Start
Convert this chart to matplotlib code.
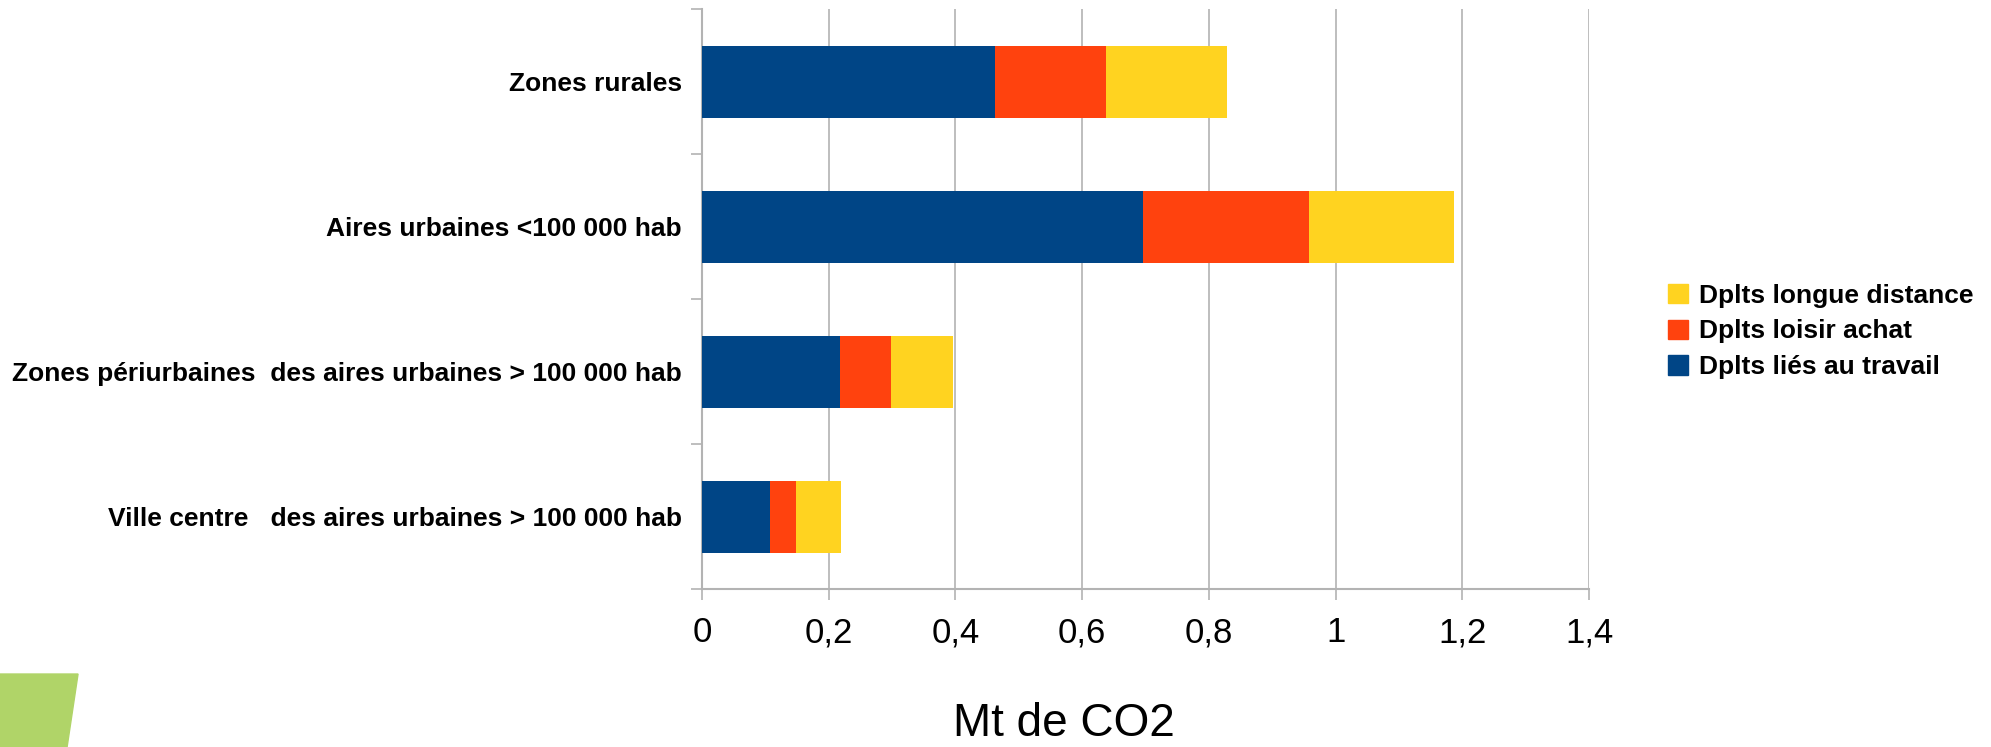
import matplotlib
matplotlib.use("Agg")
import matplotlib.pyplot as plt
from matplotlib.patches import Patch, Polygon

plt.rcParams['font.family'] = ['Liberation Sans', 'DejaVu Sans']

categories = [
    "Ville centre   des aires urbaines > 100 000 hab",
    "Zones périurbaines  des aires urbaines > 100 000 hab",
    "Aires urbaines <100 000 hab",
    "Zones rurales",
]
travail = [0.107, 0.218, 0.696, 0.462]
loisir = [0.041, 0.081, 0.262, 0.176]
longue = [0.072, 0.097, 0.229, 0.191]

series_names = ["Dplts liés au travail", "Dplts loisir achat", "Dplts longue distance"]
colors = ["#004586", "#ff420e", "#ffd320"]
xticks = [0, 0.2, 0.4, 0.6, 0.8, 1.0, 1.2, 1.4]
xtick_labels = ["0", "0,2", "0,4", "0,6", "0,8", "1", "1,2", "1,4"]

grey = "#b3b3b3"

fig = plt.figure(figsize=(19.91, 7.47), dpi=100)
ax = fig.add_axes([0.3526, 0.2111, 0.4455, 0.7765])

y = list(range(len(categories)))
left = [0] * len(categories)
for vals, name, c in zip([travail, loisir, longue], series_names, colors):
    ax.barh(y, vals, left=left, height=0.5, color=c, label=name, zorder=3)
    left = [a + b for a, b in zip(left, vals)]

ax.set_xlim(0, 1.4)
ax.set_ylim(-0.5, 3.5)
ax.set_xticks(xticks)
ax.set_xticklabels(xtick_labels, fontsize=25)
ax.set_yticks(y)
ax.set_yticklabels(categories, fontsize=19, fontweight='bold')
ax.set_yticks([-0.5, 0.5, 1.5, 2.5, 3.5], minor=True)

ax.tick_params(axis='y', which='major', length=0, pad=14.4)
ax.tick_params(axis='y', which='minor', length=7.9, width=1.2, color=grey)
ax.tick_params(axis='x', which='major', length=7.9, width=1.2, color=grey, pad=11.5)

ax.grid(axis='x', color=grey, linewidth=1.2, zorder=0)
for s in ['top', 'right']:
    ax.spines[s].set_visible(False)
for s in ['left', 'bottom']:
    ax.spines[s].set_color(grey)
    ax.spines[s].set_linewidth(1.5)

handles = [Patch(color=c) for c in colors][::-1]
fig.legend(handles, series_names[::-1], loc='upper left',
           bbox_to_anchor=(0.8378, 0.6200), frameon=False,
           prop={'size': 19, 'weight': 'bold'},
           handlelength=0.76, handleheight=0.76, handletextpad=0.42,
           labelspacing=0.44, borderpad=0, borderaxespad=0)

fig.text(0.5344, 0.002, "Mt de CO2", fontsize=33, ha='center', va='bottom')

fig.patches.append(Polygon([(0, 0.0977), (0.0392, 0.0977), (0.0337, 0), (0, 0)],
                           closed=True, color="#b0d468",
                           transform=fig.transFigure, figure=fig))

fig.savefig("out.png", dpi=100)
End
Set exercise
Copy out all the data without changing anything, and drop the pictures.

Result for this exercise
Convert this chart to matplotlib code.
import matplotlib
matplotlib.use("Agg")
import matplotlib.pyplot as plt
from matplotlib.patches import Patch, Polygon

plt.rcParams['font.family'] = ['Liberation Sans', 'DejaVu Sans']

categories = [
    "Ville centre   des aires urbaines > 100 000 hab",
    "Zones périurbaines  des aires urbaines > 100 000 hab",
    "Aires urbaines <100 000 hab",
    "Zones rurales",
]
travail = [0.107, 0.218, 0.696, 0.462]
loisir = [0.041, 0.081, 0.262, 0.176]
longue = [0.072, 0.097, 0.229, 0.191]

series_names = ["Dplts liés au travail", "Dplts loisir achat", "Dplts longue distance"]
colors = ["#004586", "#ff420e", "#ffd320"]
xticks = [0, 0.2, 0.4, 0.6, 0.8, 1.0, 1.2, 1.4]
xtick_labels = ["0", "0,2", "0,4", "0,6", "0,8", "1", "1,2", "1,4"]

grey = "#b3b3b3"

fig = plt.figure(figsize=(19.91, 7.47), dpi=100)
ax = fig.add_axes([0.3526, 0.2111, 0.4455, 0.7765])

y = list(range(len(categories)))
left = [0] * len(categories)
for vals, name, c in zip([travail, loisir, longue], series_names, colors):
    ax.barh(y, vals, left=left, height=0.5, color=c, label=name, zorder=3)
    left = [a + b for a, b in zip(left, vals)]

ax.set_xlim(0, 1.4)
ax.set_ylim(-0.5, 3.5)
ax.set_xticks(xticks)
ax.set_xticklabels(xtick_labels, fontsize=25)
ax.set_yticks(y)
ax.set_yticklabels(categories, fontsize=19, fontweight='bold')
ax.set_yticks([-0.5, 0.5, 1.5, 2.5, 3.5], minor=True)

ax.tick_params(axis='y', which='major', length=0, pad=14.4)
ax.tick_params(axis='y', which='minor', length=7.9, width=1.2, color=grey)
ax.tick_params(axis='x', which='major', length=7.9, width=1.2, color=grey, pad=11.5)

ax.grid(axis='x', color=grey, linewidth=1.2, zorder=0)
for s in ['top', 'right']:
    ax.spines[s].set_visible(False)
for s in ['left', 'bottom']:
    ax.spines[s].set_color(grey)
    ax.spines[s].set_linewidth(1.5)

handles = [Patch(color=c) for c in colors][::-1]
fig.legend(handles, series_names[::-1], loc='upper left',
           bbox_to_anchor=(0.8378, 0.6200), frameon=False,
           prop={'size': 19, 'weight': 'bold'},
           handlelength=0.76, handleheight=0.76, handletextpad=0.42,
           labelspacing=0.44, borderpad=0, borderaxespad=0)

fig.text(0.5344, 0.002, "Mt de CO2", fontsize=33, ha='center', va='bottom')

fig.patches.append(Polygon([(0, 0.0977), (0.0392, 0.0977), (0.0337, 0), (0, 0)],
                           closed=True, color="#b0d468",
                           transform=fig.transFigure, figure=fig))

fig.savefig("out.png", dpi=100)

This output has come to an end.